Il patto sulla missione dell’impresa
Per ritrovare quell’unità di intenti che coniugata alla professionalità ed alla competenza fa di ogni impresa un’impresa speciale, che merita di essere preferita alle altre, occorre un nuovo «Patto sulla missione dell’impresa». Missione che non può esser fatta coincidere solo con il profitto da distribuire agli azionisti, ma anche con la creazione, la tutela e la valorizzazione del lavoro, con il rispetto dell’ambiente, con il conseguimento di un valore non solo economico ma anche sociale.

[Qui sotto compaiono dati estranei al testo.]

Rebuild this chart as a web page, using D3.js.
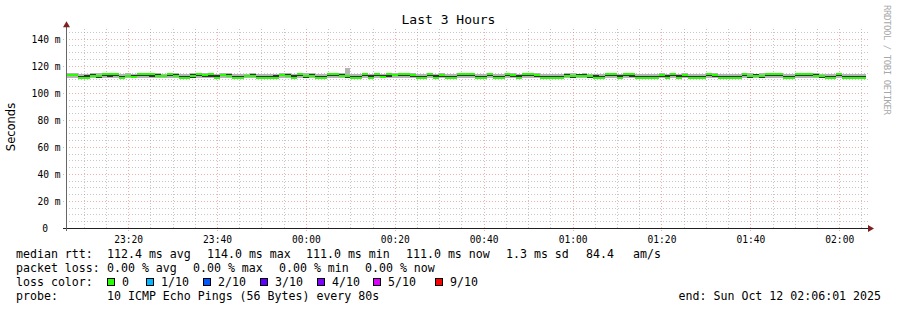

Su questo punto credo che tutti, piccoli imprenditori e industriali, manager, lavoratori, e anche noi semplici clienti, dovremmo fare un profondo esame di coscienza. Come si effettuano le scelte d’acquisto? Come si svolge il proprio lavoro, con quale senso di appartenenza e di responsabilità? Come si considera l’impresa ed i lavoratori, proprietà da sfruttare o patrimonio da custodire e valorizzare insieme per il bene comune?
Le imprese di successo lo dicono con chiarezza: il vantaggio competitivo si consegue laddove si realizza un vero orientamento al cliente (con creatività, qualità del prodotto e professionalità), si investe in autonomia ed imprenditorialità (qualità dei processi), si realizza il coinvolgimento appropriato, maturo e responsabile del personale (qualità delle relazioni e flusso della conoscenza).
Su questo le parti sociali dovrebbero dialogare, non da posizioni contrapposte, ma come partner di una medesima squadra, altrimenti la partita sarà persa, vane saranno le lezioni della storia.